--- begin ---

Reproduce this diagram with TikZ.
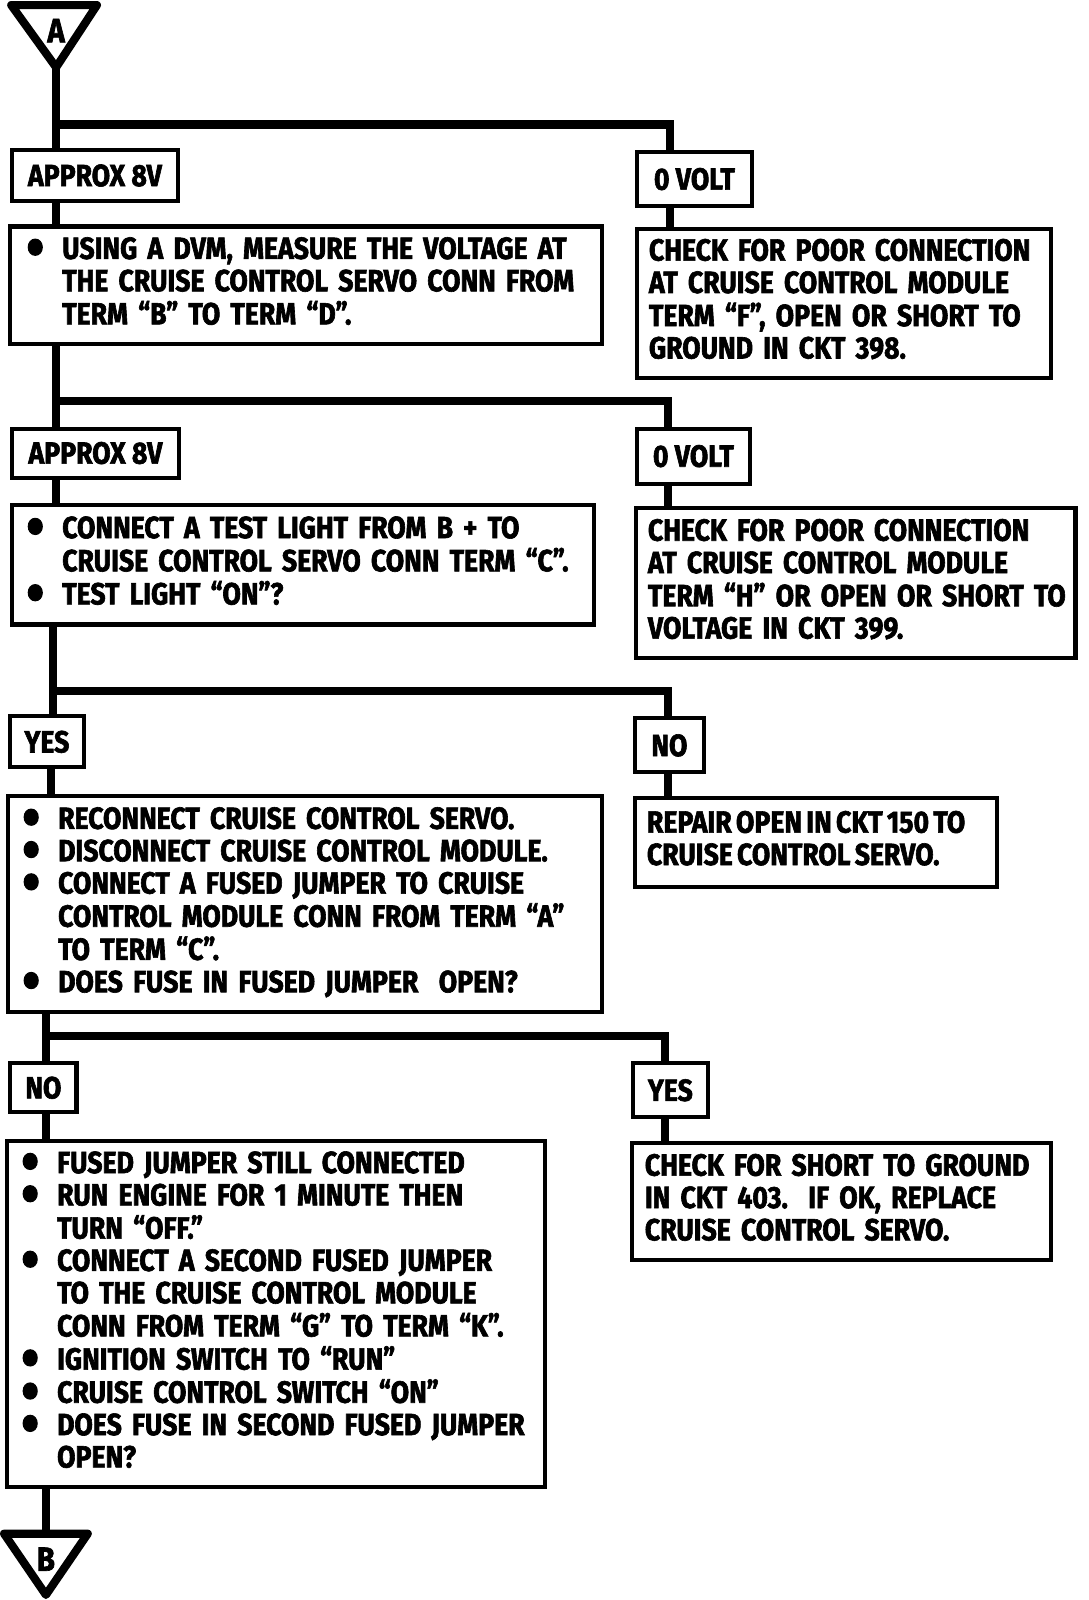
\documentclass[tikz,border=0pt]{standalone}
\usepackage{fontspec}
\newfontfamily\chartfont[FakeStretch=0.87, BoldFeatures={FakeBold=2}]{Fira Sans}

\newcommand{\bul}{\makebox[35pt][l]{\raisebox{-8pt}{\scalebox{1.9}{\textbullet}}}}
\newcommand{\ind}{\hspace*{35pt}}
\newcommand{\steplines}[1]{\begin{tabular}{@{}l@{}}#1\end{tabular}}

\tikzset{
  chartbox/.style={
    draw,
    line width = 4pt,
    anchor = north west,
    inner xsep = 14pt,
    inner ysep = 0pt,
    font = \chartfont\bfseries\fontsize{30pt}{31.7pt}\selectfont,
  },
  stepbox/.style={
    chartbox,
    align = left,
  },
  marker/.style={
    font = \chartfont\bfseries\fontsize{33pt}{33pt}\selectfont,
    inner sep = 0,
  },
  flow/.style={line width = 8pt},
}

\begin{document}
\begin{tikzpicture}[x=1pt, y=-1pt]
  \useasboundingbox (0,0) rectangle (1066.24,1568);

  % entry and exit markers
  \draw[line width = 8pt, line join = round] (11,5) -- (95,5) -- (55,66) -- cycle;
  \node[marker] (tA) at (55,30) {A};
  \coordinate (tipA) at (55,66);
  \draw[line width = 8pt, line join = round] (4,1503) -- (86,1503) -- (45,1563) -- cycle;
  \node[marker] (tB) at (45,1528) {B};
  \coordinate (topB) at (45,1503);

  % result labels
  \foreach \name/\x/\y/\w/\h/\txt in {
    v1/10/145/162/50/{APPROX 8V},
    z1/622/147/113/53/{0 VOLT},
    v2/10/418/163/48/{APPROX 8V},
    z2/622/418/111/54/{0 VOLT},
    v3/8/700/72/50/{YES},
    z3/620/702/68/53/{NO},
    v4/8/1040/65/48/{NO},
    z4/618/1040/74/53/{YES}
  }{
    \node[
      chartbox,
      inner xsep = 0pt,
      minimum width = \w pt,
      minimum height = \h pt,
    ] (\name) at (\x,\y) {\txt};
  }

  % left column
  \node[stepbox, inner xsep = 16pt, text width = 548pt, minimum height = 115pt] (a1) at (8,220)
    {\steplines{\bul USING A DVM, MEASURE THE VOLTAGE AT\\
     \ind THE CRUISE CONTROL SERVO CONN FROM\\
     \ind TERM “B” TO TERM “D”.}};
  \node[stepbox, text width = 542pt, minimum height = 117pt] (a2) at (10,493)
    {\steplines{\bul CONNECT A TEST LIGHT FROM B + TO\\
     \ind CRUISE CONTROL SERVO CONN TERM “C”.\\
     \bul TEST LIGHT “ON”?}};
  \node[stepbox, text width = 554pt, minimum height = 212pt] (a3) at (6,778)
    {\steplines{\bul RECONNECT CRUISE CONTROL SERVO.\\
     \bul DISCONNECT CRUISE CONTROL MODULE.\\
     \bul CONNECT A FUSED JUMPER TO CRUISE\\
     \ind CONTROL MODULE CONN FROM TERM “A”\\
     \ind TO TERM “C”.\\
     \bul DOES FUSE IN FUSED JUMPER\ \ OPEN?}};
  \node[stepbox, text width = 499pt, minimum height = 339pt] (a4) at (5,1116)
    {\steplines{\bul FUSED JUMPER STILL CONNECTED\\
     \bul RUN ENGINE FOR 1 MINUTE THEN\\
     \ind TURN “OFF.”\\
     \bul CONNECT A SECOND FUSED JUMPER\\
     \ind TO THE CRUISE CONTROL MODULE\\
     \ind CONN FROM TERM “G” TO TERM “K”.\\
     \bul IGNITION SWITCH TO “RUN”\\
     \bul CRUISE CONTROL SWITCH “ON”\\
     \bul DOES FUSE IN SECOND FUSED JUMPER\\
     \ind OPEN?}};

  % right column
  \node[stepbox, inner xsep = 12pt, text width = 382pt, minimum height = 146pt] (b1) at (622,222)
    {\steplines{CHECK FOR POOR CONNECTION\\
     AT CRUISE CONTROL MODULE\\
     TERM “F”, OPEN OR SHORT TO\\
     GROUND IN CKT 398.}};
  \node[stepbox, inner xsep = 12pt, text width = 407pt, minimum height = 147pt] (b2) at (621,496)
    {\steplines{CHECK FOR POOR CONNECTION\\
     AT CRUISE CONTROL MODULE\\
     TERM “H” OR OPEN OR SHORT TO\\
     VOLTAGE IN CKT 399.}};
  \node[stepbox, inner xsep = 12pt, text width = 331pt, minimum height = 87pt] (b3) at (620,780)
    {\spaceskip=0.14em\relax
     \steplines{REPAIR OPEN IN CKT 150 TO\\
     CRUISE CONTROL SERVO.}};
  \node[stepbox, inner xsep = 13pt, text width = 385pt, minimum height = 115pt] (b4) at (617,1118)
    {\steplines{CHECK FOR SHORT TO GROUND\\
     IN CKT 403.\ \ IF OK, REPLACE\\
     CRUISE CONTROL SERVO.}};

  % branch points
  \coordinate (j1) at (55,122);
  \coordinate (k1) at (657,122);
  \coordinate (j2) at (55,393);
  \coordinate (k2) at (655,393);
  \coordinate (j3) at (52,677);
  \coordinate (k3) at (655,677);
  \coordinate (j4) at (45,1015);
  \coordinate (k4) at (652,1015);
  \coordinate (m3) at (50,740);

  % trunk
  \draw[flow] (tipA) -- (tipA |- v1.north);
  \draw[flow] (tipA |- v1.south) -- (tipA |- a1.north);
  \draw[flow] (j2 |- a1.south) -- (j2 |- v2.north);
  \draw[flow] (j2 |- v2.south) -- (j2 |- a2.north);
  \draw[flow] (j3 |- a2.south) -- (j3 |- v3.north);
  \draw[flow] (m3 |- v3.south) -- (m3 |- a3.north);
  \draw[flow] (j4 |- a3.south) -- (j4 |- v4.north);
  \draw[flow] (j4 |- v4.south) -- (j4 |- a4.north);
  \draw[flow] (topB |- a4.south) -- (topB);

  % side branches
  \foreach \i in {1,2,3,4}{
    \draw[flow, line cap = rect] (j\i) -- (k\i);
    \draw[flow] (k\i) -- (k\i |- z\i.north);
    \draw[flow] (k\i |- z\i.south) -- (k\i |- b\i.north);
  }
\end{tikzpicture}
\end{document}
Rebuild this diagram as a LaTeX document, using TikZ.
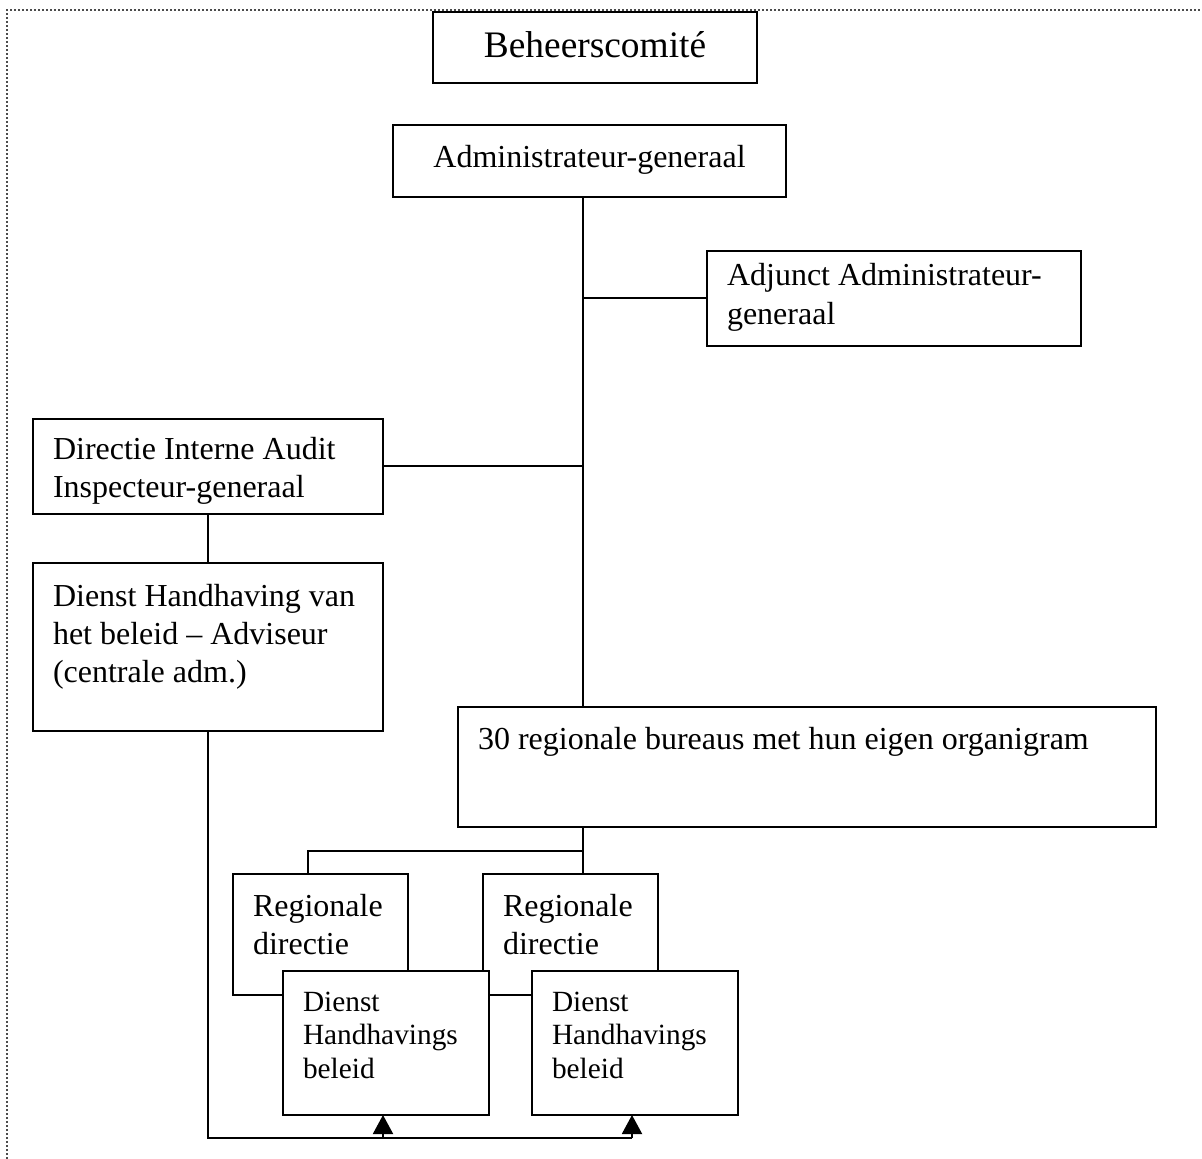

--- end ---

» **REQUIREMENT**:
Copy the records above exactly, omitting every picture.

» **EXERCISE ANSWER**:
Reproduce this diagram with TikZ.
\documentclass[tikz,border=0pt]{standalone}
\usepackage{fontspec}
\newfontfamily\chartfont[FakeStretch=0.87, BoldFeatures={FakeBold=2}]{Fira Sans}

\newcommand{\bul}{\makebox[35pt][l]{\raisebox{-8pt}{\scalebox{1.9}{\textbullet}}}}
\newcommand{\ind}{\hspace*{35pt}}
\newcommand{\steplines}[1]{\begin{tabular}{@{}l@{}}#1\end{tabular}}

\tikzset{
  chartbox/.style={
    draw,
    line width = 4pt,
    anchor = north west,
    inner xsep = 14pt,
    inner ysep = 0pt,
    font = \chartfont\bfseries\fontsize{30pt}{31.7pt}\selectfont,
  },
  stepbox/.style={
    chartbox,
    align = left,
  },
  marker/.style={
    font = \chartfont\bfseries\fontsize{33pt}{33pt}\selectfont,
    inner sep = 0,
  },
  flow/.style={line width = 8pt},
}

\begin{document}
\begin{tikzpicture}[x=1pt, y=-1pt]
  \useasboundingbox (0,0) rectangle (1066.24,1568);

  % entry and exit markers
  \draw[line width = 8pt, line join = round] (11,5) -- (95,5) -- (55,66) -- cycle;
  \node[marker] (tA) at (55,30) {A};
  \coordinate (tipA) at (55,66);
  \draw[line width = 8pt, line join = round] (4,1503) -- (86,1503) -- (45,1563) -- cycle;
  \node[marker] (tB) at (45,1528) {B};
  \coordinate (topB) at (45,1503);

  % result labels
  \foreach \name/\x/\y/\w/\h/\txt in {
    v1/10/145/162/50/{APPROX 8V},
    z1/622/147/113/53/{0 VOLT},
    v2/10/418/163/48/{APPROX 8V},
    z2/622/418/111/54/{0 VOLT},
    v3/8/700/72/50/{YES},
    z3/620/702/68/53/{NO},
    v4/8/1040/65/48/{NO},
    z4/618/1040/74/53/{YES}
  }{
    \node[
      chartbox,
      inner xsep = 0pt,
      minimum width = \w pt,
      minimum height = \h pt,
    ] (\name) at (\x,\y) {\txt};
  }

  % left column
  \node[stepbox, inner xsep = 16pt, text width = 548pt, minimum height = 115pt] (a1) at (8,220)
    {\steplines{\bul USING A DVM, MEASURE THE VOLTAGE AT\\
     \ind THE CRUISE CONTROL SERVO CONN FROM\\
     \ind TERM “B” TO TERM “D”.}};
  \node[stepbox, text width = 542pt, minimum height = 117pt] (a2) at (10,493)
    {\steplines{\bul CONNECT A TEST LIGHT FROM B + TO\\
     \ind CRUISE CONTROL SERVO CONN TERM “C”.\\
     \bul TEST LIGHT “ON”?}};
  \node[stepbox, text width = 554pt, minimum height = 212pt] (a3) at (6,778)
    {\steplines{\bul RECONNECT CRUISE CONTROL SERVO.\\
     \bul DISCONNECT CRUISE CONTROL MODULE.\\
     \bul CONNECT A FUSED JUMPER TO CRUISE\\
     \ind CONTROL MODULE CONN FROM TERM “A”\\
     \ind TO TERM “C”.\\
     \bul DOES FUSE IN FUSED JUMPER\ \ OPEN?}};
  \node[stepbox, text width = 499pt, minimum height = 339pt] (a4) at (5,1116)
    {\steplines{\bul FUSED JUMPER STILL CONNECTED\\
     \bul RUN ENGINE FOR 1 MINUTE THEN\\
     \ind TURN “OFF.”\\
     \bul CONNECT A SECOND FUSED JUMPER\\
     \ind TO THE CRUISE CONTROL MODULE\\
     \ind CONN FROM TERM “G” TO TERM “K”.\\
     \bul IGNITION SWITCH TO “RUN”\\
     \bul CRUISE CONTROL SWITCH “ON”\\
     \bul DOES FUSE IN SECOND FUSED JUMPER\\
     \ind OPEN?}};

  % right column
  \node[stepbox, inner xsep = 12pt, text width = 382pt, minimum height = 146pt] (b1) at (622,222)
    {\steplines{CHECK FOR POOR CONNECTION\\
     AT CRUISE CONTROL MODULE\\
     TERM “F”, OPEN OR SHORT TO\\
     GROUND IN CKT 398.}};
  \node[stepbox, inner xsep = 12pt, text width = 407pt, minimum height = 147pt] (b2) at (621,496)
    {\steplines{CHECK FOR POOR CONNECTION\\
     AT CRUISE CONTROL MODULE\\
     TERM “H” OR OPEN OR SHORT TO\\
     VOLTAGE IN CKT 399.}};
  \node[stepbox, inner xsep = 12pt, text width = 331pt, minimum height = 87pt] (b3) at (620,780)
    {\spaceskip=0.14em\relax
     \steplines{REPAIR OPEN IN CKT 150 TO\\
     CRUISE CONTROL SERVO.}};
  \node[stepbox, inner xsep = 13pt, text width = 385pt, minimum height = 115pt] (b4) at (617,1118)
    {\steplines{CHECK FOR SHORT TO GROUND\\
     IN CKT 403.\ \ IF OK, REPLACE\\
     CRUISE CONTROL SERVO.}};

  % branch points
  \coordinate (j1) at (55,122);
  \coordinate (k1) at (657,122);
  \coordinate (j2) at (55,393);
  \coordinate (k2) at (655,393);
  \coordinate (j3) at (52,677);
  \coordinate (k3) at (655,677);
  \coordinate (j4) at (45,1015);
  \coordinate (k4) at (652,1015);
  \coordinate (m3) at (50,740);

  % trunk
  \draw[flow] (tipA) -- (tipA |- v1.north);
  \draw[flow] (tipA |- v1.south) -- (tipA |- a1.north);
  \draw[flow] (j2 |- a1.south) -- (j2 |- v2.north);
  \draw[flow] (j2 |- v2.south) -- (j2 |- a2.north);
  \draw[flow] (j3 |- a2.south) -- (j3 |- v3.north);
  \draw[flow] (m3 |- v3.south) -- (m3 |- a3.north);
  \draw[flow] (j4 |- a3.south) -- (j4 |- v4.north);
  \draw[flow] (j4 |- v4.south) -- (j4 |- a4.north);
  \draw[flow] (topB |- a4.south) -- (topB);

  % side branches
  \foreach \i in {1,2,3,4}{
    \draw[flow, line cap = rect] (j\i) -- (k\i);
    \draw[flow] (k\i) -- (k\i |- z\i.north);
    \draw[flow] (k\i |- z\i.south) -- (k\i |- b\i.north);
  }
\end{tikzpicture}
\end{document}
Rebuild this diagram as a LaTeX document, using TikZ.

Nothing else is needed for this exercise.